## SOURCE DATA
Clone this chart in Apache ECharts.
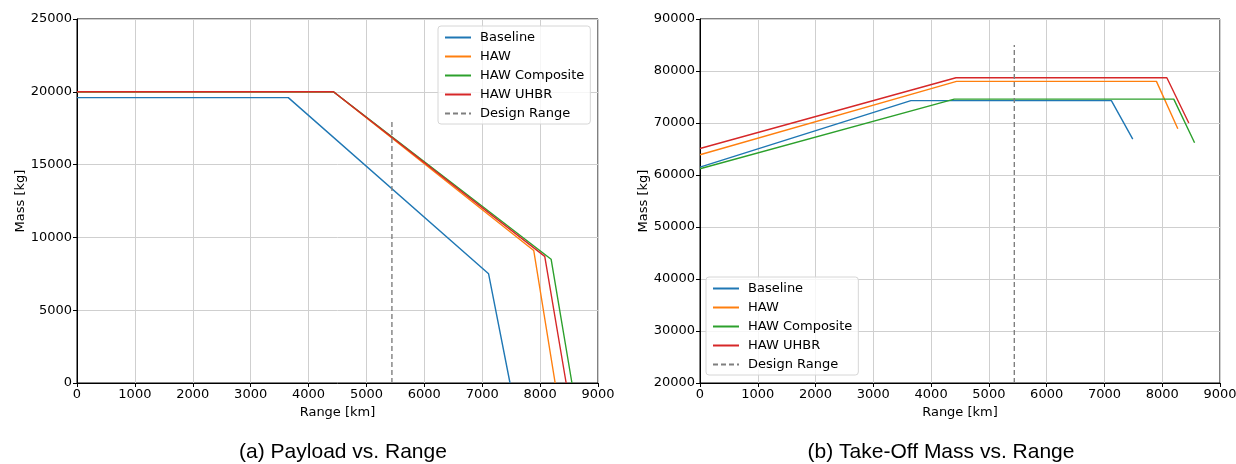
<!DOCTYPE html>
<html>
<head>
<meta charset="utf-8">
<script src="https://cdn.jsdelivr.net/npm/echarts@6/dist/echarts.min.js"></script>
<style>
  html, body { margin: 0; padding: 0; background: #fff; }
  #chart { width: 1236px; height: 464px; }
</style>
</head>
<body>
<div id="chart"></div>
<script>
const seriesNames = ["Baseline", "HAW", "HAW Composite", "HAW UHBR"];
const seriesColors = ["#1f77b4", "#ff7f0e", "#2ca02c", "#d62728"];

// (a) payload vs range
const baselinePayloadRange = [0, 3650, 7110, 7480];
const baselinePayload = [19600, 19600, 7500, 0];
const hawPayloadRange = [0, 4430, 7890, 8260];
const hawPayload = [20000, 20000, 9100, 0];
const compositePayloadRange = [0, 4430, 8190, 8550];
const compositePayload = [20000, 20000, 8500, 0];
const uhbrPayloadRange = [0, 4430, 8080, 8450];
const uhbrPayload = [20000, 20000, 8700, 0];
const designRangePayloadX = [5440, 5440];
const designRangePayloadY = [0, 18000];

// (b) take-off mass vs range
const baselineTomRange = [0, 3650, 7120, 7490];
const baselineTom = [61500, 74300, 74300, 66900];
const hawTomRange = [0, 4440, 7900, 8270];
const hawTom = [63900, 78000, 78000, 68900];
const compositeTomRange = [0, 4400, 8200, 8560];
const compositeTom = [61200, 74600, 74600, 66200];
const uhbrTomRange = [0, 4430, 8080, 8460];
const uhbrTom = [65100, 78700, 78700, 70000];
const designRangeTomX = [5440, 5440];
const designRangeTomY = [20000, 85000];

const xTicks = [0, 9000, 1000];
const payloadTicks = [0, 25000, 5000];
const tomTicks = [20000, 90000, 10000];

function zip(xs, ys) {
  return xs.map((x, i) => [x, ys[i]]);
}

const payloadData = [
  zip(baselinePayloadRange, baselinePayload),
  zip(hawPayloadRange, hawPayload),
  zip(compositePayloadRange, compositePayload),
  zip(uhbrPayloadRange, uhbrPayload)
];
const tomData = [
  zip(baselineTomRange, baselineTom),
  zip(hawTomRange, hawTom),
  zip(compositeTomRange, compositeTom),
  zip(uhbrTomRange, uhbrTom)
];

const font = "DejaVu Sans";

function xAxis(gridIndex) {
  return {
    type: "value",
    gridIndex: gridIndex,
    min: xTicks[0],
    max: xTicks[1],
    interval: xTicks[2],
    name: "Range [km]",
    nameLocation: "middle",
    nameGap: 22,
    nameTextStyle: { color: "#000", fontSize: 13, fontFamily: font },
    axisLine: { show: true, lineStyle: { color: "#000", width: 1 } },
    axisTick: { show: true, length: 4, lineStyle: { color: "#000" } },
    axisLabel: { color: "#000", fontSize: 13, fontFamily: font, margin: 5, formatter: v => String(v) },
    splitLine: { show: true, lineStyle: { color: "#cfcfcf", width: 1 } }
  };
}

function yAxis(gridIndex, ticks) {
  return {
    type: "value",
    gridIndex: gridIndex,
    min: ticks[0],
    max: ticks[1],
    interval: ticks[2],
    name: "Mass [kg]",
    nameLocation: "middle",
    nameGap: 49,
    nameTextStyle: { color: "#000", fontSize: 13, fontFamily: font },
    axisLine: { show: true, lineStyle: { color: "#000", width: 1 } },
    axisTick: { show: true, length: 4, lineStyle: { color: "#000" } },
    axisLabel: { color: "#000", fontSize: 13, fontFamily: font, margin: 5, formatter: v => String(v) },
    splitLine: { show: true, lineStyle: { color: "#cfcfcf", width: 1 } }
  };
}

function lineSeries(name, color, data, idx) {
  return {
    name: name,
    type: "line",
    xAxisIndex: idx,
    yAxisIndex: idx,
    data: data,
    symbol: "none",
    animation: false,
    color: color,
    lineStyle: { color: color, width: 1.4 }
  };
}

const series = [];
seriesNames.forEach((n, i) => {
  series.push(lineSeries(n, seriesColors[i], payloadData[i], 0));
});
series.push(Object.assign(lineSeries("Design Range", "#7f7f7f", zip(designRangePayloadX, designRangePayloadY), 0), {
  lineStyle: { color: "#7f7f7f", width: 1.4, type: [5, 3] }
}));
seriesNames.forEach((n, i) => {
  series.push(lineSeries(n, seriesColors[i], tomData[i], 1));
});
series.push(Object.assign(lineSeries("Design Range", "#7f7f7f", zip(designRangeTomX, designRangeTomY), 1), {
  lineStyle: { color: "#7f7f7f", width: 1.4, type: [5, 3] }
}));

function legend(left, top) {
  return {
    orient: "vertical",
    left: left,
    top: top,
    data: seriesNames.concat(["Design Range"]),
    itemWidth: 26,
    itemHeight: 12,
    itemGap: 6,
    padding: [5, 6, 4, 6],
    borderColor: "#d6d6d6",
    borderWidth: 1,
    borderRadius: 3,
    backgroundColor: "rgba(255,255,255,0.8)",
    itemStyle: { opacity: 0 },
    textStyle: { color: "#000", fontSize: 13, fontFamily: font, padding: [0, 0, 0, 4] },
    selectedMode: false
  };
}

const chart = echarts.init(document.getElementById("chart"));
chart.setOption({
  backgroundColor: "#fff",
  title: [
    {
      text: "(a) Payload vs. Range",
      left: 338, top: 437, textAlign: "center",
      textStyle: { color: "#000", fontSize: 21, fontWeight: "normal", fontFamily: "Liberation Sans" }
    },
    {
      text: "(b) Take-Off Mass vs. Range",
      left: 936, top: 437, textAlign: "center",
      textStyle: { color: "#000", fontSize: 21, fontWeight: "normal", fontFamily: "Liberation Sans" }
    }
  ],
  grid: [
    { left: 77, right: 638, top: 19, bottom: 81, show: true, borderColor: "#000", borderWidth: 1, outerBoundsMode: "none" },
    { left: 700, right: 16, top: 19, bottom: 81, show: true, borderColor: "#000", borderWidth: 1, outerBoundsMode: "none" }
  ],
  xAxis: [xAxis(0), xAxis(1)],
  yAxis: [yAxis(0, payloadTicks), yAxis(1, tomTicks)],
  legend: [legend(438, 26), legend(706, 277)],
  series: series
});
</script>
</body>
</html>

## WHAT YOU SHOULD DO
From the data above, write out everything exactly except the pictures.

## TASK ANSWER
Clone this chart in Apache ECharts.
<!DOCTYPE html>
<html>
<head>
<meta charset="utf-8">
<script src="https://cdn.jsdelivr.net/npm/echarts@6/dist/echarts.min.js"></script>
<style>
  html, body { margin: 0; padding: 0; background: #fff; }
  #chart { width: 1236px; height: 464px; }
</style>
</head>
<body>
<div id="chart"></div>
<script>
const seriesNames = ["Baseline", "HAW", "HAW Composite", "HAW UHBR"];
const seriesColors = ["#1f77b4", "#ff7f0e", "#2ca02c", "#d62728"];

// (a) payload vs range
const baselinePayloadRange = [0, 3650, 7110, 7480];
const baselinePayload = [19600, 19600, 7500, 0];
const hawPayloadRange = [0, 4430, 7890, 8260];
const hawPayload = [20000, 20000, 9100, 0];
const compositePayloadRange = [0, 4430, 8190, 8550];
const compositePayload = [20000, 20000, 8500, 0];
const uhbrPayloadRange = [0, 4430, 8080, 8450];
const uhbrPayload = [20000, 20000, 8700, 0];
const designRangePayloadX = [5440, 5440];
const designRangePayloadY = [0, 18000];

// (b) take-off mass vs range
const baselineTomRange = [0, 3650, 7120, 7490];
const baselineTom = [61500, 74300, 74300, 66900];
const hawTomRange = [0, 4440, 7900, 8270];
const hawTom = [63900, 78000, 78000, 68900];
const compositeTomRange = [0, 4400, 8200, 8560];
const compositeTom = [61200, 74600, 74600, 66200];
const uhbrTomRange = [0, 4430, 8080, 8460];
const uhbrTom = [65100, 78700, 78700, 70000];
const designRangeTomX = [5440, 5440];
const designRangeTomY = [20000, 85000];

const xTicks = [0, 9000, 1000];
const payloadTicks = [0, 25000, 5000];
const tomTicks = [20000, 90000, 10000];

function zip(xs, ys) {
  return xs.map((x, i) => [x, ys[i]]);
}

const payloadData = [
  zip(baselinePayloadRange, baselinePayload),
  zip(hawPayloadRange, hawPayload),
  zip(compositePayloadRange, compositePayload),
  zip(uhbrPayloadRange, uhbrPayload)
];
const tomData = [
  zip(baselineTomRange, baselineTom),
  zip(hawTomRange, hawTom),
  zip(compositeTomRange, compositeTom),
  zip(uhbrTomRange, uhbrTom)
];

const font = "DejaVu Sans";

function xAxis(gridIndex) {
  return {
    type: "value",
    gridIndex: gridIndex,
    min: xTicks[0],
    max: xTicks[1],
    interval: xTicks[2],
    name: "Range [km]",
    nameLocation: "middle",
    nameGap: 22,
    nameTextStyle: { color: "#000", fontSize: 13, fontFamily: font },
    axisLine: { show: true, lineStyle: { color: "#000", width: 1 } },
    axisTick: { show: true, length: 4, lineStyle: { color: "#000" } },
    axisLabel: { color: "#000", fontSize: 13, fontFamily: font, margin: 5, formatter: v => String(v) },
    splitLine: { show: true, lineStyle: { color: "#cfcfcf", width: 1 } }
  };
}

function yAxis(gridIndex, ticks) {
  return {
    type: "value",
    gridIndex: gridIndex,
    min: ticks[0],
    max: ticks[1],
    interval: ticks[2],
    name: "Mass [kg]",
    nameLocation: "middle",
    nameGap: 49,
    nameTextStyle: { color: "#000", fontSize: 13, fontFamily: font },
    axisLine: { show: true, lineStyle: { color: "#000", width: 1 } },
    axisTick: { show: true, length: 4, lineStyle: { color: "#000" } },
    axisLabel: { color: "#000", fontSize: 13, fontFamily: font, margin: 5, formatter: v => String(v) },
    splitLine: { show: true, lineStyle: { color: "#cfcfcf", width: 1 } }
  };
}

function lineSeries(name, color, data, idx) {
  return {
    name: name,
    type: "line",
    xAxisIndex: idx,
    yAxisIndex: idx,
    data: data,
    symbol: "none",
    animation: false,
    color: color,
    lineStyle: { color: color, width: 1.4 }
  };
}

const series = [];
seriesNames.forEach((n, i) => {
  series.push(lineSeries(n, seriesColors[i], payloadData[i], 0));
});
series.push(Object.assign(lineSeries("Design Range", "#7f7f7f", zip(designRangePayloadX, designRangePayloadY), 0), {
  lineStyle: { color: "#7f7f7f", width: 1.4, type: [5, 3] }
}));
seriesNames.forEach((n, i) => {
  series.push(lineSeries(n, seriesColors[i], tomData[i], 1));
});
series.push(Object.assign(lineSeries("Design Range", "#7f7f7f", zip(designRangeTomX, designRangeTomY), 1), {
  lineStyle: { color: "#7f7f7f", width: 1.4, type: [5, 3] }
}));

function legend(left, top) {
  return {
    orient: "vertical",
    left: left,
    top: top,
    data: seriesNames.concat(["Design Range"]),
    itemWidth: 26,
    itemHeight: 12,
    itemGap: 6,
    padding: [5, 6, 4, 6],
    borderColor: "#d6d6d6",
    borderWidth: 1,
    borderRadius: 3,
    backgroundColor: "rgba(255,255,255,0.8)",
    itemStyle: { opacity: 0 },
    textStyle: { color: "#000", fontSize: 13, fontFamily: font, padding: [0, 0, 0, 4] },
    selectedMode: false
  };
}

const chart = echarts.init(document.getElementById("chart"));
chart.setOption({
  backgroundColor: "#fff",
  title: [
    {
      text: "(a) Payload vs. Range",
      left: 338, top: 437, textAlign: "center",
      textStyle: { color: "#000", fontSize: 21, fontWeight: "normal", fontFamily: "Liberation Sans" }
    },
    {
      text: "(b) Take-Off Mass vs. Range",
      left: 936, top: 437, textAlign: "center",
      textStyle: { color: "#000", fontSize: 21, fontWeight: "normal", fontFamily: "Liberation Sans" }
    }
  ],
  grid: [
    { left: 77, right: 638, top: 19, bottom: 81, show: true, borderColor: "#000", borderWidth: 1, outerBoundsMode: "none" },
    { left: 700, right: 16, top: 19, bottom: 81, show: true, borderColor: "#000", borderWidth: 1, outerBoundsMode: "none" }
  ],
  xAxis: [xAxis(0), xAxis(1)],
  yAxis: [yAxis(0, payloadTicks), yAxis(1, tomTicks)],
  legend: [legend(438, 26), legend(706, 277)],
  series: series
});
</script>
</body>
</html>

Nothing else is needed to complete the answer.